Incorporating Uncertain Evidence Into Arithmetic Circuits Representing Probability Distributions
Proceedings of The 3rd International Workshop on Advanced Methodologies for Bayesian Networks, PMLR 73:105-116, 2017.
Arithmetic circuits have been used as tractable representations of probability distributions, either generated from models such as Bayesian networks, sum-product networks and Probability Sentential Decision Diagrams, or directly from data. An interesting question is how we can incorporate uncertain evidence, which specifies that the marginal probabilities of a variable has to undergo certain changes, directly into an arithmetic circuit and then perform reasoning on it to compute the probability distribution after incorporating this uncertain evidence.

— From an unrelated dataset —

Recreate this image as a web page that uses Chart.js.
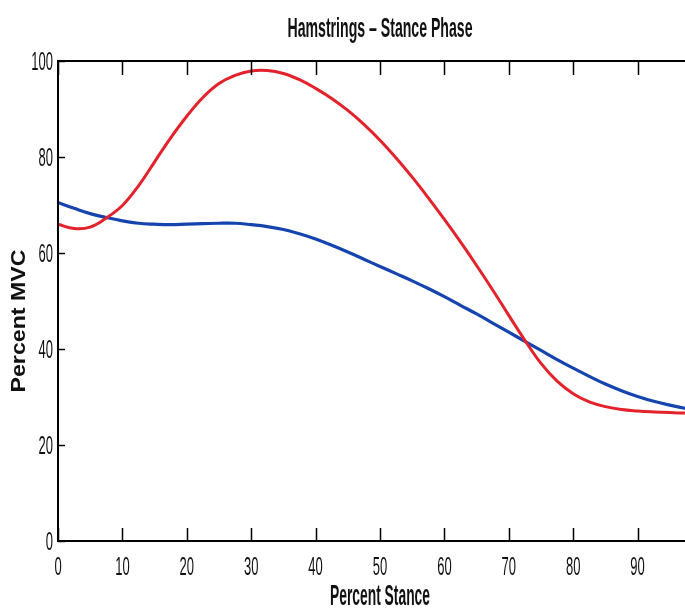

In this paper, we show that we can incorporate uncertain evidence on a variable by setting indicators of this variable in the arithmetic circuit to non-negative values based on the likelihood ratios in Pearl's method of virtual evidence and the current marginal probabilities of this variable. For tractable computation of these marginal probabilities, the arithmetic circuit has to satisfy the properties of decomposability and smoothness, and we show that an algorithm using a downward pass can compute these marginal probabilities for all single variables. We show a procedure of how to incorporate virtual evidence, including multiple pieces of virtual evidence.